REQUIREMENT: Make an exact copy, from the records below, of the lines from the line containing "Output the LaTeX" to the line containing "join=miter,top color=black!33,bottom color=black!50]", both lines included, excluding pictures.

Data entries:
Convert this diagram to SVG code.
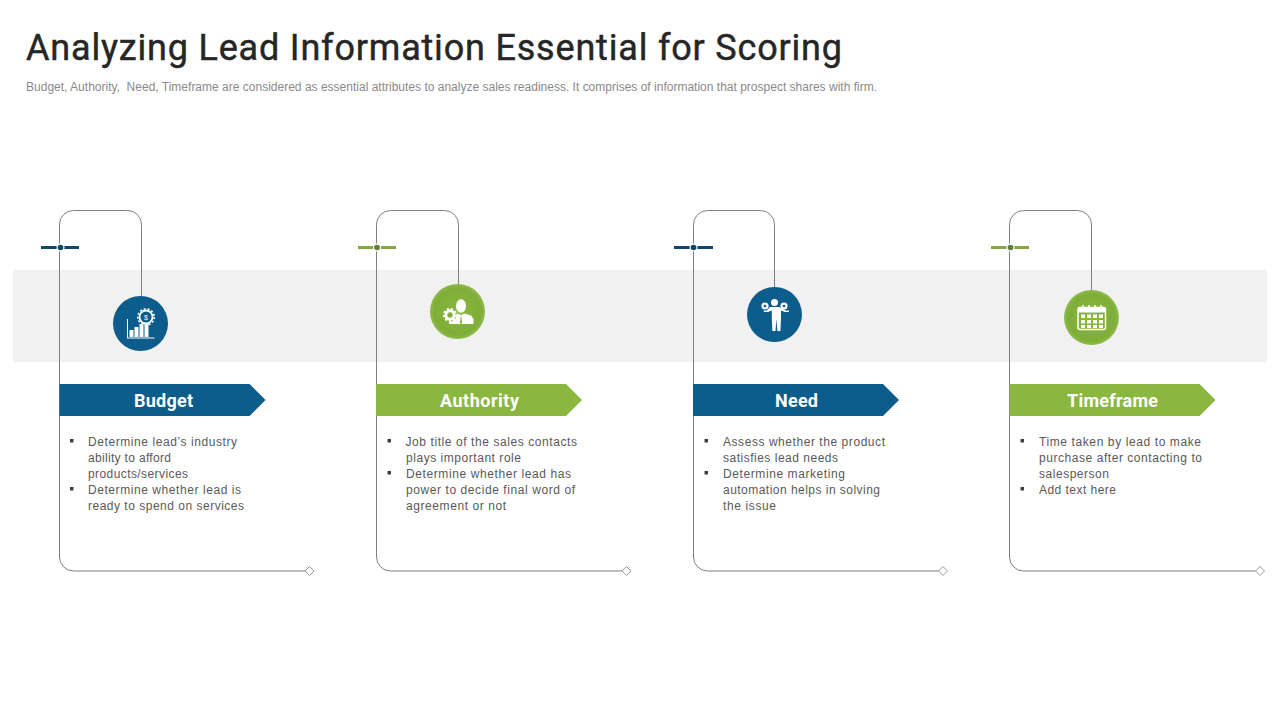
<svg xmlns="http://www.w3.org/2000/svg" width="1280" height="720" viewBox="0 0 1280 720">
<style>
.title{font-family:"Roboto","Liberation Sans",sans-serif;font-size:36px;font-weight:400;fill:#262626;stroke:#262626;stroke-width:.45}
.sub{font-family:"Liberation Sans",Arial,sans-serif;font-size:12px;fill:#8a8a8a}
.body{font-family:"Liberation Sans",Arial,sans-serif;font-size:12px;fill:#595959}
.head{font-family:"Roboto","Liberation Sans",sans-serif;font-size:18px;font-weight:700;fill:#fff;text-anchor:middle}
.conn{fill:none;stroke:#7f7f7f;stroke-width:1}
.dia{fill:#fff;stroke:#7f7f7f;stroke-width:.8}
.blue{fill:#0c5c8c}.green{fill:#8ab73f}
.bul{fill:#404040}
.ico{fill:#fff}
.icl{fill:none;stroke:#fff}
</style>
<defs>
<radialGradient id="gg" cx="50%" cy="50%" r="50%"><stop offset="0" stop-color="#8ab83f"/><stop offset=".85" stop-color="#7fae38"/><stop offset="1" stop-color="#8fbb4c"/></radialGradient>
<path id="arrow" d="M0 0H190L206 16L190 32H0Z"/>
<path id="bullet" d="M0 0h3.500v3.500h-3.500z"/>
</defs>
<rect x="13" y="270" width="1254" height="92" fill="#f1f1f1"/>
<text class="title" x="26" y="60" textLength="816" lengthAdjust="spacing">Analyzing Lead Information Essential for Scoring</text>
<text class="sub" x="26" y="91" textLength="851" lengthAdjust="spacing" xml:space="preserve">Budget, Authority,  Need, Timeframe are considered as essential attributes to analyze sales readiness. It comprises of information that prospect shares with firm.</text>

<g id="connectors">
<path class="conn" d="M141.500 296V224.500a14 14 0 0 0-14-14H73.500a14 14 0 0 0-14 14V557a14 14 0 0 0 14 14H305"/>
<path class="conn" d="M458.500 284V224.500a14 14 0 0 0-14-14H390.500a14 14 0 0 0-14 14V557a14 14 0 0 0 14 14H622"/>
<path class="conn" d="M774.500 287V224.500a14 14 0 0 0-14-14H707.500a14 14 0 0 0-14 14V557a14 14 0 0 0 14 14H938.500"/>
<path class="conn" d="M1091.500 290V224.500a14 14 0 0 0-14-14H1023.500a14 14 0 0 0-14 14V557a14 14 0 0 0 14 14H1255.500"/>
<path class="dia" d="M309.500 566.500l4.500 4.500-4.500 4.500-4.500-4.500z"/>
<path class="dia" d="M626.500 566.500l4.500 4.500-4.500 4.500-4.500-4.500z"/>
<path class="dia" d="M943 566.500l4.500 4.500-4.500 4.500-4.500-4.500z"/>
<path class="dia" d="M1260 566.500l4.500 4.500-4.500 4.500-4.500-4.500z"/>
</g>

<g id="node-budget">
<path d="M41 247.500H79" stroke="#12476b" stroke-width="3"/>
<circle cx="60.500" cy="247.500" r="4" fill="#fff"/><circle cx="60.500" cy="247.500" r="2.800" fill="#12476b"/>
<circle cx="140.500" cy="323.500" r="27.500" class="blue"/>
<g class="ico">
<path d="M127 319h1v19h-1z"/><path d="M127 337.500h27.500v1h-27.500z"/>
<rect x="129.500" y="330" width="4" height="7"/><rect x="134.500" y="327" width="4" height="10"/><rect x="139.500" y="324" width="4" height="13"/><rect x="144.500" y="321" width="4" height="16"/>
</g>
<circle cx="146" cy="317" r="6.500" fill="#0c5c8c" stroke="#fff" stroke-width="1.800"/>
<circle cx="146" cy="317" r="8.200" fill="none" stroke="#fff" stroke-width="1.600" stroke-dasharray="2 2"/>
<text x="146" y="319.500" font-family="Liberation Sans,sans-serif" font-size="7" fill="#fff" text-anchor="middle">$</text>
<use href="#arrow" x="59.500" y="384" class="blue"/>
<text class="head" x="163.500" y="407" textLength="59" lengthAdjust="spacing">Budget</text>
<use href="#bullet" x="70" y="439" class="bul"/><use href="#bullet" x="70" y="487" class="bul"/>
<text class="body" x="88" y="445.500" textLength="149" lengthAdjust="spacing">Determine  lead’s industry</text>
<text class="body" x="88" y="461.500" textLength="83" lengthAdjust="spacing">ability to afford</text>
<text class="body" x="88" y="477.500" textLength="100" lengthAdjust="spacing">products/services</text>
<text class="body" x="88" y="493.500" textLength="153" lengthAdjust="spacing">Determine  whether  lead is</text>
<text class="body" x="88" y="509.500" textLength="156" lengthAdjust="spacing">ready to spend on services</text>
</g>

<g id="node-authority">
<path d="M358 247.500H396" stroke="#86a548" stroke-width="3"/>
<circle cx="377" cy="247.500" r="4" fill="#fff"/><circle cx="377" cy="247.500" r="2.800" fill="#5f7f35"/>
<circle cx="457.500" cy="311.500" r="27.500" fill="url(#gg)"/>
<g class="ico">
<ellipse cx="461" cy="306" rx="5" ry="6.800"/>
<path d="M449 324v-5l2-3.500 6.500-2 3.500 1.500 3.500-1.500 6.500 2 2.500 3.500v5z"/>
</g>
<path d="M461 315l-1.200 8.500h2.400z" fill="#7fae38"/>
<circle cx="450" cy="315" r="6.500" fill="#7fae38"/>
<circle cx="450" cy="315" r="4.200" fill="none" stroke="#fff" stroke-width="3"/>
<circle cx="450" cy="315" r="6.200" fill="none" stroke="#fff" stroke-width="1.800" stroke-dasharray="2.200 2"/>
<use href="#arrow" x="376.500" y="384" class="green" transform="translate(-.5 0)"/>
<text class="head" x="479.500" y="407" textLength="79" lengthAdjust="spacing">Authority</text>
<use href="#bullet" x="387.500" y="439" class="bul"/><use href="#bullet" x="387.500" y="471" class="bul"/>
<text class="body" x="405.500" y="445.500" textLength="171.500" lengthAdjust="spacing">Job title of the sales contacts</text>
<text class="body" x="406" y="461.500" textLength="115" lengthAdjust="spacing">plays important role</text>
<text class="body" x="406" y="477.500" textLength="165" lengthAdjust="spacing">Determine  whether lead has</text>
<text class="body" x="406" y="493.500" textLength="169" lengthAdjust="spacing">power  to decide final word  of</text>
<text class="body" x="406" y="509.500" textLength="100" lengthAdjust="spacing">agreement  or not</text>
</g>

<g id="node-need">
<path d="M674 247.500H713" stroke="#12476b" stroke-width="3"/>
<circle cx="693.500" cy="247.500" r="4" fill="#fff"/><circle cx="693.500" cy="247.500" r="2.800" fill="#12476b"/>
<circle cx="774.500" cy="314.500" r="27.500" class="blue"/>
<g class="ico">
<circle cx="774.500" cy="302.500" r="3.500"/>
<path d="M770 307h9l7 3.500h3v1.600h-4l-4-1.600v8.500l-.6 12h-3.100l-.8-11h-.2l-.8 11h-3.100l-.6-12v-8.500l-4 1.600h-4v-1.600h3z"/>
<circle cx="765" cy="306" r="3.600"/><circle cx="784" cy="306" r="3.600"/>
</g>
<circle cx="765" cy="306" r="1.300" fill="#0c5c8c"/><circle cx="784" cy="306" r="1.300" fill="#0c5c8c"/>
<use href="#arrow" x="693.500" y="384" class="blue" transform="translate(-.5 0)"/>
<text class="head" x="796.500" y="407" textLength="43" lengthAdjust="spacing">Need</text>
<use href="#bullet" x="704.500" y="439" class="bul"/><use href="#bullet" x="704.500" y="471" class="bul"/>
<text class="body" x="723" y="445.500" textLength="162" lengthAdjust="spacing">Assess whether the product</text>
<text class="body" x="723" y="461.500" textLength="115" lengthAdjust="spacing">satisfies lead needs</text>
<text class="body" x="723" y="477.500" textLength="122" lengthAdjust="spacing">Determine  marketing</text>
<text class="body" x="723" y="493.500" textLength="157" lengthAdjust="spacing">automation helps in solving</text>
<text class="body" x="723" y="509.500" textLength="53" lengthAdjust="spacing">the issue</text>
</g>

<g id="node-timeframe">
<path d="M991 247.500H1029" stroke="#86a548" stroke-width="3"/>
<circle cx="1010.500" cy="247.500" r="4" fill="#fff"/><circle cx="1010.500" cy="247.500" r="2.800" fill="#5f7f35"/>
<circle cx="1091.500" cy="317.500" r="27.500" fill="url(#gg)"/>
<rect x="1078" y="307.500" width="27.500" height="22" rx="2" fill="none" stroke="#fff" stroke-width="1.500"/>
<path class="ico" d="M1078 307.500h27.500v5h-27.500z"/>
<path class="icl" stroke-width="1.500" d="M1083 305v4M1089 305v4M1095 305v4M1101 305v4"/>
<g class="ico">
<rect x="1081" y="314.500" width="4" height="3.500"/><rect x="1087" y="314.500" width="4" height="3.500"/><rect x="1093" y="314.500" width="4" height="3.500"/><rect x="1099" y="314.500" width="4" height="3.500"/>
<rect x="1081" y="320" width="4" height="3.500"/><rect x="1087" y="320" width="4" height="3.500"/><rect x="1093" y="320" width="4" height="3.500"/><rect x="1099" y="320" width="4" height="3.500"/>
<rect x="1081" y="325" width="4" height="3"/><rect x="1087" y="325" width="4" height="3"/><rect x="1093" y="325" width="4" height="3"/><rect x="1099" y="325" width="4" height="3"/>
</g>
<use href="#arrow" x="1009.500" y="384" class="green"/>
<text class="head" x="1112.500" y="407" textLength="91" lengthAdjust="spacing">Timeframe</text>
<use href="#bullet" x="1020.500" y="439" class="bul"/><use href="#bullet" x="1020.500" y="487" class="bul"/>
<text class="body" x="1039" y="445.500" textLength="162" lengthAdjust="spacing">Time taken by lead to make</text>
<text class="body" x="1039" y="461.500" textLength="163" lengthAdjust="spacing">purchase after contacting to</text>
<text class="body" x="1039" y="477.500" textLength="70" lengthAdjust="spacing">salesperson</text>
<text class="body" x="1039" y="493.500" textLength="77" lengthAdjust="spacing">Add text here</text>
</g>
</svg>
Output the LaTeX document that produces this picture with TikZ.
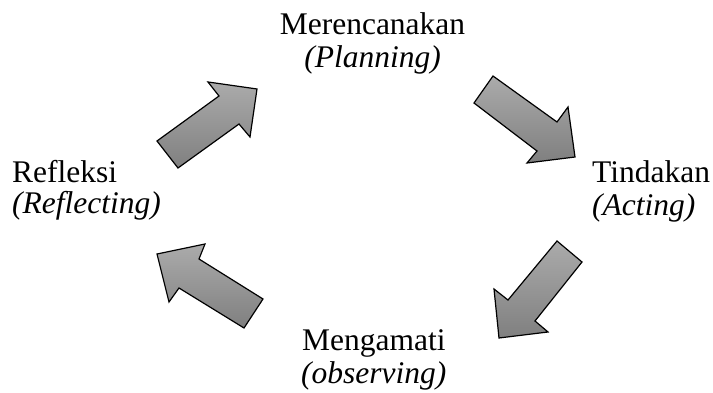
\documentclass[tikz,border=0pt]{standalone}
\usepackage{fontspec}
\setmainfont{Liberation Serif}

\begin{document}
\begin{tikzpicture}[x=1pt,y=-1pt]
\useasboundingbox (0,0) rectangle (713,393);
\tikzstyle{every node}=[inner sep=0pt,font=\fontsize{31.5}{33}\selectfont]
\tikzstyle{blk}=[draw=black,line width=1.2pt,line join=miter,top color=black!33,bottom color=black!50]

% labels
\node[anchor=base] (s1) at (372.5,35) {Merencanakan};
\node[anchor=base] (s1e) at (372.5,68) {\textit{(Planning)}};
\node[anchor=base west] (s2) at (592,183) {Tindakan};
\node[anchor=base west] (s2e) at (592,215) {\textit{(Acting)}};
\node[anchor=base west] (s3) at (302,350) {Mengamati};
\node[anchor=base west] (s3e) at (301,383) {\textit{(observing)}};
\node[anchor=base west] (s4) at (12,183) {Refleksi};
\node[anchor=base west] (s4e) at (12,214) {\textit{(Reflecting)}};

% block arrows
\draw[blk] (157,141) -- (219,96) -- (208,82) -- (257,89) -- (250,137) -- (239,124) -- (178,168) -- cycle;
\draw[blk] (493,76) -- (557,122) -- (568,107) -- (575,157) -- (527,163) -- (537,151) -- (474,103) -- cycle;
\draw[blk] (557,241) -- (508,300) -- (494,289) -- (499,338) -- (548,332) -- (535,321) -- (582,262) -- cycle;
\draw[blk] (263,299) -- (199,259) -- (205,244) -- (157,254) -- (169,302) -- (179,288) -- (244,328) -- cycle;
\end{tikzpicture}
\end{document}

FULL OUTPUT:
Output the LaTeX document that produces this picture with TikZ.
\documentclass[tikz,border=0pt]{standalone}
\usepackage{fontspec}
\setmainfont{Liberation Serif}

\begin{document}
\begin{tikzpicture}[x=1pt,y=-1pt]
\useasboundingbox (0,0) rectangle (713,393);
\tikzstyle{every node}=[inner sep=0pt,font=\fontsize{31.5}{33}\selectfont]
\tikzstyle{blk}=[draw=black,line width=1.2pt,line join=miter,top color=black!33,bottom color=black!50]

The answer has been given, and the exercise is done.